My good friend Mahesh seems to divide his college going time into two equal halves- the time he attends his own college, and the time he visits other colleges. Naturally, he seems to have a list of college woes that are longer than everyone else's, as these include other colleges too. He is so intent on visiting other colleges that he event went to great lengths to type out the entire schedule of one such college's culturals on his blog. I mean, this is absolute craziness. A visit once in a while is ok, but to visit twice a week... I however am not typing out this post to find fault with a good friend of mine.
I am going to point out the common problems encountered by the unsuspecting, unwary student who wanders into one of these events by chance, or to evade classes or to improve his visual acuity by looking at those that the eye naturally has an acuity for. Or of course, we have the odd one who sincerely hopes to participate and win and put it on his resume.(Mahesh belongs to this category I hope).
1. The inauguration invariably starts at-least one hour behind schedule.
2. The inauguration invariably ends only a few minutes behind schedule with the Chief Guest leaving in a huff as he was forced to cut-short his beautifully prepared lecture on the maintenance of obscure power plants.
3. Participants have to register for all events beforehand, sometimes even on computers, where all details are entered into a database, whose file is then selected with the left mouse button and then awarded with a majestic SHIFT+DELETE key combination.
4. Participants are invariably presented with the map of the miniscule college premises that never actually tally with the real layout of the college.
5. Participants are invariably presented with the useless assortment of files, pens, scribbling pads, CDs and other odds and ends that invariably end up in the local dust bin or in front of a cycle's handlebar.
6. Events which were originally planned to be held in such-and-such timings are invariably held at all timings except the such-and-such time.
7. Lunch is provided at prices that would have made Dhirubai Ambani think twice before eating. In case lunch is provided free of cost, it is made sure that it is so lousy that the Ambhani brothers would have hugged each other rather than partake the offerings. And without any seating arrangements.

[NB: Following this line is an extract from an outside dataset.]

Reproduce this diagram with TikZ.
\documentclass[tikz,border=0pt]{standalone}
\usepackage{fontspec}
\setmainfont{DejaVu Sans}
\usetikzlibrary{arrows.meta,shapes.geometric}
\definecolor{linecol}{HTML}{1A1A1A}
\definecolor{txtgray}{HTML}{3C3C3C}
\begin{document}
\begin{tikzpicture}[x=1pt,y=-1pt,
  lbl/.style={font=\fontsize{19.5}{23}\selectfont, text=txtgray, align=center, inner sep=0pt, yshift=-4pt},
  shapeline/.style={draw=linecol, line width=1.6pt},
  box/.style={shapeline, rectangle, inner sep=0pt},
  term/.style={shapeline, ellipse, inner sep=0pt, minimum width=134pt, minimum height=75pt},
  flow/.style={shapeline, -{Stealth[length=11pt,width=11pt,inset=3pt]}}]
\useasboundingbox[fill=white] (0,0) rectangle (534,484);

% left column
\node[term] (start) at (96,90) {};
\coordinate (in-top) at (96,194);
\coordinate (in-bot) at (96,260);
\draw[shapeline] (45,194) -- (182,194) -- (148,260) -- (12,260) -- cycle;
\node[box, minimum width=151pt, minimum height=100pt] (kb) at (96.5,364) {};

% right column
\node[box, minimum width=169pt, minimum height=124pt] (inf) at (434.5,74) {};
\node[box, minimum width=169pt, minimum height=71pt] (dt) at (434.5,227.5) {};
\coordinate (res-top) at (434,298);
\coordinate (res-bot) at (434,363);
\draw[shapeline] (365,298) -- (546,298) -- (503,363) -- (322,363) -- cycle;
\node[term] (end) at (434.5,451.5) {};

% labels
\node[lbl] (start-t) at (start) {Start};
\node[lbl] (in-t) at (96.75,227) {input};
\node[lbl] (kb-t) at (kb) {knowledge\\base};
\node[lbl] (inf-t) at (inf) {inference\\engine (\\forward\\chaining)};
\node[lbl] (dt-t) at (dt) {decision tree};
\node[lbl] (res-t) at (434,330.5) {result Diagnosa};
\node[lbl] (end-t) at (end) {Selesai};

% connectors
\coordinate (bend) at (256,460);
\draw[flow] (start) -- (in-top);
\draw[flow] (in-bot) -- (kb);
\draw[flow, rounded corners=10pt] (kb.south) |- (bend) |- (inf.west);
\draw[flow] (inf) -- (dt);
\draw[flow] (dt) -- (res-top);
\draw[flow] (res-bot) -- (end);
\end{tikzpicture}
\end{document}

8. Events are conducted by final year students who are in no mood to conduct an event, but to have loads of fun. If at all events are conducted with some seriousness, care is taken to ensure that the host has absolutely no knowledge what he is doing. Sounds like something right out of an Alistair Mclean book involving a commando mission doesn't it? "The little you know the better".
9. Usually, the quiz is the worst affected. It either involves a selection of questions copy pasted from the first hit in google for the keyword "quiz" and a visual-round that consists of videos lifted from encyclopedias, or a desperate attempt at outdoing the previous year's Odyssey quiz.

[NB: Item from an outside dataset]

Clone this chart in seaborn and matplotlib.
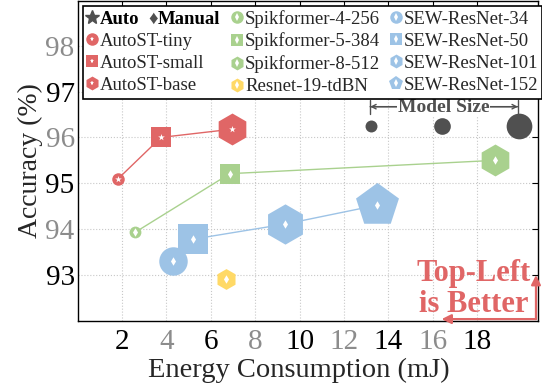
import matplotlib
matplotlib.use("Agg")
import pandas as pd
import matplotlib.pyplot as plt
import seaborn as sns
from matplotlib.lines import Line2D

# ---- data ----
models = ["AutoST-tiny", "AutoST-small", "AutoST-base",
          "Spikformer-4-256", "Spikformer-5-384", "Spikformer-8-512",
          "Resnet-19-tdBN",
          "SEW-ResNet-34", "SEW-ResNet-50", "SEW-ResNet-101", "SEW-ResNet-152"]
energy = [1.83, 3.76, 6.97, 2.59, 6.86, 18.8, 6.71, 4.31, 5.18, 9.34, 13.47]
accuracy = [95.10, 96.00, 96.18, 93.93, 95.21, 95.50, 92.91, 93.31, 93.78, 94.11, 94.52]
family = ["AutoST"] * 3 + ["Spikformer"] * 3 + ["Resnet"] + ["SEW"] * 4
is_auto = [True] * 3 + [False] * 8

# model size legend (three reference dots)
size_ref_x = [13.2, 16.4, 19.9]
size_ref_y = 96.24

x_ticks = [2, 4, 6, 8, 10, 12, 14, 16, 18]
y_ticks = [93, 94, 95, 96, 97, 98]

# ---- styles ----
RED = "#E06666"
GREEN = "#A9D18E"
BLUE = "#9DC3E6"
YELLOW = "#FFD966"
DARK = "#505050"
GREY_TICK = "#8c8c8c"
family_color = {"AutoST": RED, "Spikformer": GREEN, "Resnet": YELLOW, "SEW": BLUE}
shape = ["o", "s", "h", "o", "s", "h", "h", "o", "s", "h", "p"]
msize = [9, 15, 23, 8.5, 14.5, 23, 15, 20.5, 21.5, 29, 32.5]
size_ref_ms = [8.6, 12, 18.5]
LEG_FS = 13.5

sns.set_style("whitegrid")
plt.rcParams["font.family"] = ["Liberation Serif", "DejaVu Sans"]

df = pd.DataFrame({"model": models, "energy": energy, "accuracy": accuracy,
                   "family": family, "auto": is_auto})

fig = plt.figure(figsize=(5.42, 3.89), dpi=100)
ax = fig.add_axes([0.143, 0.175, 0.850, 0.822])

# connecting lines per family
for fam in ["AutoST", "Spikformer", "SEW"]:
    sub = df[df["family"] == fam]
    sns.lineplot(data=sub, x="energy", y="accuracy", sort=False, estimator=None,
                 color=family_color[fam], lw=1.0, ax=ax, zorder=2)

# markers (outer shape + white star / thin diamond)
for i, row in df.iterrows():
    c = family_color[row["family"]]
    sns.scatterplot(x=[row["energy"]], y=[row["accuracy"]], marker=shape[i],
                    s=msize[i] ** 2, color=c, linewidth=0, ax=ax, zorder=3)
    inner = "*" if row["auto"] else "d"
    sns.scatterplot(x=[row["energy"]], y=[row["accuracy"]], marker=inner,
                    s=(5.0 if row["auto"] else 4.3) ** 2, color="white",
                    linewidth=0, ax=ax, zorder=4)

# model size reference dots
for xx, ms in zip(size_ref_x, size_ref_ms):
    sns.scatterplot(x=[xx], y=[size_ref_y], s=ms ** 2, color=DARK, linewidth=0,
                    ax=ax, zorder=3)
ax.annotate("", xy=(13.18, 96.67), xytext=(19.84, 96.67),
            arrowprops=dict(arrowstyle="<->", color=DARK, lw=1.0,
                            shrinkA=0, shrinkB=0, mutation_scale=8))
ax.annotate("", xy=(13.18, 96.67), xytext=(19.84, 96.67),
            arrowprops=dict(arrowstyle="|-|", color=DARK, lw=1.0,
                            shrinkA=0, shrinkB=0, mutation_scale=5))
ax.text(16.5, 96.66, "Model Size", ha="center", va="center", fontsize=14,
        fontweight="bold", color=DARK, zorder=6,
        bbox=dict(facecolor="white", edgecolor="none", pad=0.5))

# "Top-Left is Better" note with elbow arrow
ax.text(17.86, 92.70, "Top-Left\nis Better", ha="center", va="center",
        fontsize=22, fontweight="bold", color=RED, linespacing=1.08, zorder=6)
corner = (20.65, 92.04)
ax.annotate("", xy=(16.4, corner[1]), xytext=corner,
            arrowprops=dict(arrowstyle="-|>", color=RED, lw=1.6,
                            shrinkA=0, shrinkB=0, mutation_scale=14), zorder=6)
ax.annotate("", xy=(corner[0], 93.0), xytext=corner,
            arrowprops=dict(arrowstyle="-|>", color=RED, lw=1.6,
                            shrinkA=0, shrinkB=0, mutation_scale=14), zorder=6)

# axes
ax.set_xlim(0, 20.75)
ax.set_ylim(92, 98.97)
ax.set_xticks(x_ticks)
ax.set_yticks(y_ticks)
ax.grid(True, linestyle=":", color="#c8c8c8", lw=0.8)
ax.tick_params(direction="in", top=True, right=True, length=4, width=0.8,
               labelsize=21, colors="black")
ax.tick_params(axis="x", pad=6)
ax.tick_params(axis="y", pad=2)
for k, lab in enumerate(ax.get_xticklabels()):
    lab.set_color("black" if k % 2 == 0 else GREY_TICK)
for k, lab in enumerate(ax.get_yticklabels()):
    lab.set_color("black" if k % 2 == 0 else GREY_TICK)
for sp in ax.spines.values():
    sp.set_color("black")
    sp.set_linewidth(1.0)
ax.set_xlabel("Energy Consumption (mJ)", fontsize=20.5, labelpad=2)
ax.xaxis.label.set_x(0.481)
ax.set_ylabel("Accuracy (%)", fontsize=20, labelpad=2)

# legend
handles = [Line2D([], [], ls="", marker="*", ms=10, color=DARK)]
labels = ["Auto  \u2666Manual"]   # placeholder, drawn again below with colours
legend_ms = {"o": 9, "s": 9, "h": 10, "p": 10}
for i, m in enumerate(models):
    c = family_color[family[i]]
    outer = Line2D([], [], ls="", marker=shape[i], ms=legend_ms[shape[i]], color=c, mew=0)
    inner = Line2D([], [], ls="", marker="*" if is_auto[i] else "d", ms=3.6,
                   color="white", mew=0)
    handles.append((outer, inner))
    labels.append(m)

leg = ax.legend(handles, labels, ncol=3, loc="upper left",
                bbox_to_anchor=(0.012, 0.985), frameon=True, fancybox=False,
                edgecolor="black", framealpha=1, fontsize=LEG_FS, handlelength=0.6,
                handletextpad=0.12, columnspacing=0.55, labelspacing=0.26,
                borderpad=0.2, borderaxespad=0)
leg.get_frame().set_linewidth(1.2)
leg.set_zorder(7)
first = leg.get_texts()[0]
first.set_fontweight("bold")
first.set_alpha(0)
t_auto = ax.annotate("Auto", xy=(0, 0), xycoords=first, ha="left", va="bottom",
                     fontsize=LEG_FS, fontweight="bold", color="black", zorder=8)
t_dia = ax.annotate("\u2666", xy=(1, 0), xycoords=t_auto, xytext=(6, 0),
                    textcoords="offset points", ha="left", va="bottom",
                    fontsize=LEG_FS, color=DARK, zorder=8)
ax.annotate("Manual", xy=(1, 0), xycoords=t_dia, ha="left", va="bottom",
            fontsize=LEG_FS, fontweight="bold", color="black", zorder=8)

fig.savefig("out.png", dpi=100)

10. The host invariably tries to emulate Derek O'Brien, but ends up being worse than the fellow who used to conduct "A question of Answers" on DD. Nothing against him though.
11. Prizes are distributed at the end of the day to all those participants who were the friends of the hosts. Participation Certificates are awarded to all other honest participants.
12. Prize money is usually so large that the winners invariably have to file Income Tax returns. The money however vanishes into thin air after a few samosas at the local canteen.
For further details of a first-hand experience, contact my good friend Mahesh.
So, I sincerely advice you to not got to any of the culturals unless you know the host on a first-name basis, or want an upset stomach, or of course want to improve your visual acuity. Otherwise, better sit at home and try to figure out the probability of selecting a defective component from a selection of a thousand un-biased pieces.